The problem ::
Your task is to quote exactly the run of lines that starts at the line containing "Rebuild this diagram" and ends at the line containing "(-0.6105,-1.484) rectangle (15.288,6.003);", including both.

Material for this exercise ::
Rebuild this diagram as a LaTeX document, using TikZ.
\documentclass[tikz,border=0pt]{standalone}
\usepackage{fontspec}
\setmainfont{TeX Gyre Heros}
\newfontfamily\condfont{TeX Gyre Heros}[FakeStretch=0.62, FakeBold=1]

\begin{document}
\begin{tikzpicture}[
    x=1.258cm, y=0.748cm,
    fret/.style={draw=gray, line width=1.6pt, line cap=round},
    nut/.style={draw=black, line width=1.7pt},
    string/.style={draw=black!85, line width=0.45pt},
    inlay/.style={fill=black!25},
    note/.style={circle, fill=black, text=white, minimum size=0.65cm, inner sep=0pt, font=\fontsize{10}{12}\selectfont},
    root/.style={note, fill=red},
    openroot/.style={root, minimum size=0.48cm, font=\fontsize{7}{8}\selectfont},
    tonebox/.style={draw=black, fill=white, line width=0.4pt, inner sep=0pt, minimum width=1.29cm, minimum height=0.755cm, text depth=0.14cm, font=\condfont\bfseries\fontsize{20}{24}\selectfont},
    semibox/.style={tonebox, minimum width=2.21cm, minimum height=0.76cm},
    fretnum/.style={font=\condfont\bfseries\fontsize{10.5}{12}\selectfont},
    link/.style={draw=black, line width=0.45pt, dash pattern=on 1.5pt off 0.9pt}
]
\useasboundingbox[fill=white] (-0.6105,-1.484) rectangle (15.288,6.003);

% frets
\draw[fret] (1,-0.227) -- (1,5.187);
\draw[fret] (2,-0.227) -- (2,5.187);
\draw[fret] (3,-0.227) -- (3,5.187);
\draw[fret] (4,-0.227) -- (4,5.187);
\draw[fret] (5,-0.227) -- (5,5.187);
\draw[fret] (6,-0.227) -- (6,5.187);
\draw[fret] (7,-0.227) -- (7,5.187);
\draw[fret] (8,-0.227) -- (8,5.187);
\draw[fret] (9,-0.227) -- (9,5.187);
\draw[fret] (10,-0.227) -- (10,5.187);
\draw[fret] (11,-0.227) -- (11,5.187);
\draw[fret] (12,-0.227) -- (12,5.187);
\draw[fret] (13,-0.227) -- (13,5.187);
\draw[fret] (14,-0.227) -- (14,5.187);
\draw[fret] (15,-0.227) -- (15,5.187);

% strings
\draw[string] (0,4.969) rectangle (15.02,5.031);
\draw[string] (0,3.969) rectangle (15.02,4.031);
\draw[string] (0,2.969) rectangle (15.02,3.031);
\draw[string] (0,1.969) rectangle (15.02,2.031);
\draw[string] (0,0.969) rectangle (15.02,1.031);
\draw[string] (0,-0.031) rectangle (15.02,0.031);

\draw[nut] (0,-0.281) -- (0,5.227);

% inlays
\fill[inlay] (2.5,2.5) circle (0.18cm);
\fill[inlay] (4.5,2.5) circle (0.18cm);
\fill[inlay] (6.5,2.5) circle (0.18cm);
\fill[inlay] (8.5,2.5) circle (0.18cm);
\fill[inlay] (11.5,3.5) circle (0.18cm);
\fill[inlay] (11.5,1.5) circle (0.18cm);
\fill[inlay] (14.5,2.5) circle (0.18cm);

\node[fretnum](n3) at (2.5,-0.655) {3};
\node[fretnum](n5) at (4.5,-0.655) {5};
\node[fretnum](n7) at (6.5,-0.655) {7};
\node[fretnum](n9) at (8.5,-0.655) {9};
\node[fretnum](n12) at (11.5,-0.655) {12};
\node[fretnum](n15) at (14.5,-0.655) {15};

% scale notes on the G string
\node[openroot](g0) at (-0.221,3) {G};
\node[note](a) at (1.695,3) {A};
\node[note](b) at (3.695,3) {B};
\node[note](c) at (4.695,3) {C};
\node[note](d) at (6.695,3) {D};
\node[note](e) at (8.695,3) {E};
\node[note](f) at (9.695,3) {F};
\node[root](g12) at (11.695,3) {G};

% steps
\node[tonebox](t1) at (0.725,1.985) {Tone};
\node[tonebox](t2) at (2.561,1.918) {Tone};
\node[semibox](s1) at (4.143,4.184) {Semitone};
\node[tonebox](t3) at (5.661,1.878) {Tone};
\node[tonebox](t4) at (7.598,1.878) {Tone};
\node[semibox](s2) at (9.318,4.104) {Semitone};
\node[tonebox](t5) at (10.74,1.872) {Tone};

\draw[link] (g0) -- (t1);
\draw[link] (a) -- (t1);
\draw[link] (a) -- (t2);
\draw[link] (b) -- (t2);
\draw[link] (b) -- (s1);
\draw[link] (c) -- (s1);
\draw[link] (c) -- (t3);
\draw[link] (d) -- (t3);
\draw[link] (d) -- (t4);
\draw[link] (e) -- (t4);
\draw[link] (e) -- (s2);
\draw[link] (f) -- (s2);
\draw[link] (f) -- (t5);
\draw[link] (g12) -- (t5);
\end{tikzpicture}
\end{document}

--

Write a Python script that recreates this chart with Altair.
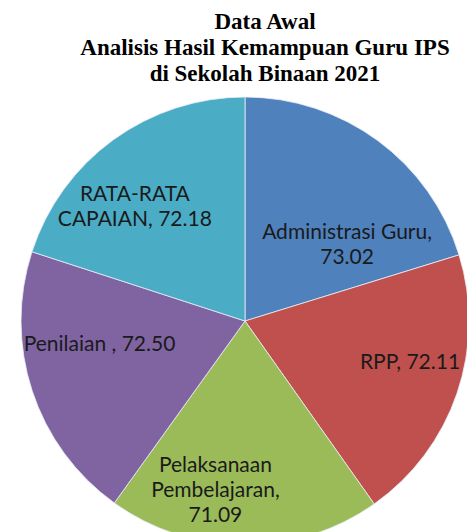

Answer for the task ::
Rebuild this diagram as a LaTeX document, using TikZ.
\documentclass[tikz,border=0pt]{standalone}
\usepackage{fontspec}
\setmainfont{TeX Gyre Heros}
\newfontfamily\condfont{TeX Gyre Heros}[FakeStretch=0.62, FakeBold=1]

\begin{document}
\begin{tikzpicture}[
    x=1.258cm, y=0.748cm,
    fret/.style={draw=gray, line width=1.6pt, line cap=round},
    nut/.style={draw=black, line width=1.7pt},
    string/.style={draw=black!85, line width=0.45pt},
    inlay/.style={fill=black!25},
    note/.style={circle, fill=black, text=white, minimum size=0.65cm, inner sep=0pt, font=\fontsize{10}{12}\selectfont},
    root/.style={note, fill=red},
    openroot/.style={root, minimum size=0.48cm, font=\fontsize{7}{8}\selectfont},
    tonebox/.style={draw=black, fill=white, line width=0.4pt, inner sep=0pt, minimum width=1.29cm, minimum height=0.755cm, text depth=0.14cm, font=\condfont\bfseries\fontsize{20}{24}\selectfont},
    semibox/.style={tonebox, minimum width=2.21cm, minimum height=0.76cm},
    fretnum/.style={font=\condfont\bfseries\fontsize{10.5}{12}\selectfont},
    link/.style={draw=black, line width=0.45pt, dash pattern=on 1.5pt off 0.9pt}
]
\useasboundingbox[fill=white] (-0.6105,-1.484) rectangle (15.288,6.003);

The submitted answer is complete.